* The task:
Return, exactly as written, every line from the first line of the data below through the line that contains "plt.rcParams['font.family'] = ['Liberation".

* Data lines:
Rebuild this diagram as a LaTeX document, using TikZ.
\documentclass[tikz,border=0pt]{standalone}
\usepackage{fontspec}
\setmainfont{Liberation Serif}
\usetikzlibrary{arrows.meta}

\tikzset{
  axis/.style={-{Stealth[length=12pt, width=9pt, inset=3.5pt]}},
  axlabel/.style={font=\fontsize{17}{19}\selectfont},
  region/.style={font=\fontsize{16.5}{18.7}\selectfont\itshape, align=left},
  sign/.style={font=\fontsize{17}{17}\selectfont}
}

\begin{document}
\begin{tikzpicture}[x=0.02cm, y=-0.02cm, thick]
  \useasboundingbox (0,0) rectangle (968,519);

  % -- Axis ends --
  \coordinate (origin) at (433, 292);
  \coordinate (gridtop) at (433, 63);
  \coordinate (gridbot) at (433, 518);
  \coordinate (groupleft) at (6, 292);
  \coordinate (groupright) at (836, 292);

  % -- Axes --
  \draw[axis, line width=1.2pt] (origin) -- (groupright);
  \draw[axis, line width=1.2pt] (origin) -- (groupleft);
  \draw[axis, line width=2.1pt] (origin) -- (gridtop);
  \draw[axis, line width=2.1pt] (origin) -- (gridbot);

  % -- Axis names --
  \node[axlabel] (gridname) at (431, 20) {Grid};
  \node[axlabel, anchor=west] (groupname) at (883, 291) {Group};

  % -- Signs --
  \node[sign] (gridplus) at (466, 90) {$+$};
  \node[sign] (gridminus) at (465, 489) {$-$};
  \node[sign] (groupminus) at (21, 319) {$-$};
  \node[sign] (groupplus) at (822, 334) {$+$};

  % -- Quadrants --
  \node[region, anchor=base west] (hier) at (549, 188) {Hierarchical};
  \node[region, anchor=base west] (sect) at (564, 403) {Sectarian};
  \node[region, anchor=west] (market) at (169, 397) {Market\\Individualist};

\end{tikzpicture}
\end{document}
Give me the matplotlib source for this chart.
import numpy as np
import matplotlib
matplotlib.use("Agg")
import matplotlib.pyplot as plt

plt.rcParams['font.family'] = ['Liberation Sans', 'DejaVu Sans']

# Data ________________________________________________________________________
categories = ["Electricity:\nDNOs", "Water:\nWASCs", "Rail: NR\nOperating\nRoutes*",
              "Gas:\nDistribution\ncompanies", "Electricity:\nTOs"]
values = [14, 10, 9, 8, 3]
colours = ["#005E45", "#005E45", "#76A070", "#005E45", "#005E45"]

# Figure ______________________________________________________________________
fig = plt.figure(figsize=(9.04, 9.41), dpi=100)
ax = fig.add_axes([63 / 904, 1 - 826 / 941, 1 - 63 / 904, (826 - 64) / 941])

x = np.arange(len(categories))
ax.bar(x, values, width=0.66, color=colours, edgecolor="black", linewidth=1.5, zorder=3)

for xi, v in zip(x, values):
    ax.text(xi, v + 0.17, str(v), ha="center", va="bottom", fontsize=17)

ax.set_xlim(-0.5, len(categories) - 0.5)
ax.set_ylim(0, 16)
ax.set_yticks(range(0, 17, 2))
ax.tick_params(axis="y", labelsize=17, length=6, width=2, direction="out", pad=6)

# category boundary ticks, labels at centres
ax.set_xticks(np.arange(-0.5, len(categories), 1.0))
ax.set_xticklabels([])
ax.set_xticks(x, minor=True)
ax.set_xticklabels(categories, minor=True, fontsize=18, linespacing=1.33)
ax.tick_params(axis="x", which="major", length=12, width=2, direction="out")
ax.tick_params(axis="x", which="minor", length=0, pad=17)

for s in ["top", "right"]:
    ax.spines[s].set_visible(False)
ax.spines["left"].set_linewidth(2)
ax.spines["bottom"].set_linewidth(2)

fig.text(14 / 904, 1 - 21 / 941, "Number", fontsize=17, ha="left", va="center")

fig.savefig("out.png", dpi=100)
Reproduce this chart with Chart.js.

* Response:
Rebuild this diagram as a LaTeX document, using TikZ.
\documentclass[tikz,border=0pt]{standalone}
\usepackage{fontspec}
\setmainfont{Liberation Serif}
\usetikzlibrary{arrows.meta}

\tikzset{
  axis/.style={-{Stealth[length=12pt, width=9pt, inset=3.5pt]}},
  axlabel/.style={font=\fontsize{17}{19}\selectfont},
  region/.style={font=\fontsize{16.5}{18.7}\selectfont\itshape, align=left},
  sign/.style={font=\fontsize{17}{17}\selectfont}
}

\begin{document}
\begin{tikzpicture}[x=0.02cm, y=-0.02cm, thick]
  \useasboundingbox (0,0) rectangle (968,519);

  % -- Axis ends --
  \coordinate (origin) at (433, 292);
  \coordinate (gridtop) at (433, 63);
  \coordinate (gridbot) at (433, 518);
  \coordinate (groupleft) at (6, 292);
  \coordinate (groupright) at (836, 292);

  % -- Axes --
  \draw[axis, line width=1.2pt] (origin) -- (groupright);
  \draw[axis, line width=1.2pt] (origin) -- (groupleft);
  \draw[axis, line width=2.1pt] (origin) -- (gridtop);
  \draw[axis, line width=2.1pt] (origin) -- (gridbot);

  % -- Axis names --
  \node[axlabel] (gridname) at (431, 20) {Grid};
  \node[axlabel, anchor=west] (groupname) at (883, 291) {Group};

  % -- Signs --
  \node[sign] (gridplus) at (466, 90) {$+$};
  \node[sign] (gridminus) at (465, 489) {$-$};
  \node[sign] (groupminus) at (21, 319) {$-$};
  \node[sign] (groupplus) at (822, 334) {$+$};

  % -- Quadrants --
  \node[region, anchor=base west] (hier) at (549, 188) {Hierarchical};
  \node[region, anchor=base west] (sect) at (564, 403) {Sectarian};
  \node[region, anchor=west] (market) at (169, 397) {Market\\Individualist};

\end{tikzpicture}
\end{document}
Give me the matplotlib source for this chart.
import numpy as np
import matplotlib
matplotlib.use("Agg")
import matplotlib.pyplot as plt

plt.rcParams['font.family'] = ['Liberation Sans', 'DejaVu Sans']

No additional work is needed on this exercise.